Authorities in the Dutch capital have formed a task force to identify the worst offenders behind the 13,000 complaints of antisocial behavior the city receives annually, Amsterdam-based daily Het Parool reported.
A container housing unit. Sreenshot from youtube.com @Ulftingenwest |
The camp dwellers will supposedly be motivated to change their behavior after they return to the city, authorities said.
"The aim is not to reward people who behave badly with a new five-room home with a south-facing garden. This is supposed to be a deterrent," a mayoral spokesperson said.
Some have dubbed the camps ‘tuigdorpen’ – ‘scum villages’ – over their similarity to the rhetoric of right-wing anti-immigrant politician Geert Wilders, leader of the Party for Freedom. Last year, Wilders said that “repeat offenders should be forcibly removed from their neighborhood and sent to a village for scum.”
The controversial proposal sparked widespread debate, with the term becoming the Netherlands’ ‘word of the year’ in a poll conducted by Van Dale, the leading national dictionary.
The new policy will come into effect in January. There are several small-scale trial projects of a similar nature already underway in the Netherlands, including a location near Amsterdam where 10 shipping container homes have been set up for persistent offenders.

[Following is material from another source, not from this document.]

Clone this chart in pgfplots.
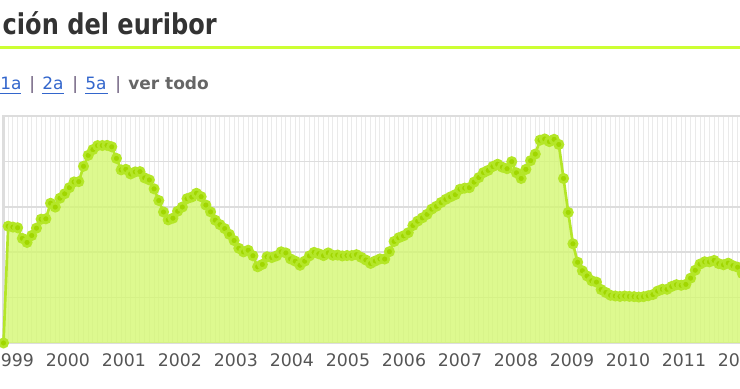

The world has an extensive record of communities evicting those seen as misfits: Jewish ghettos in Europe, Bantustans for blacks in apartheid South Africa and the Soviet Union’s unofficial ‘rule of 101 km,’ which banned criminals, dissidents and work-dodgers from living closer than 100 kilometers from large cities. The Netherlands is no exception – troublemakers in the 19th century were exiled to live in special villages in Drenthe and Overijssel outside Amsterdam.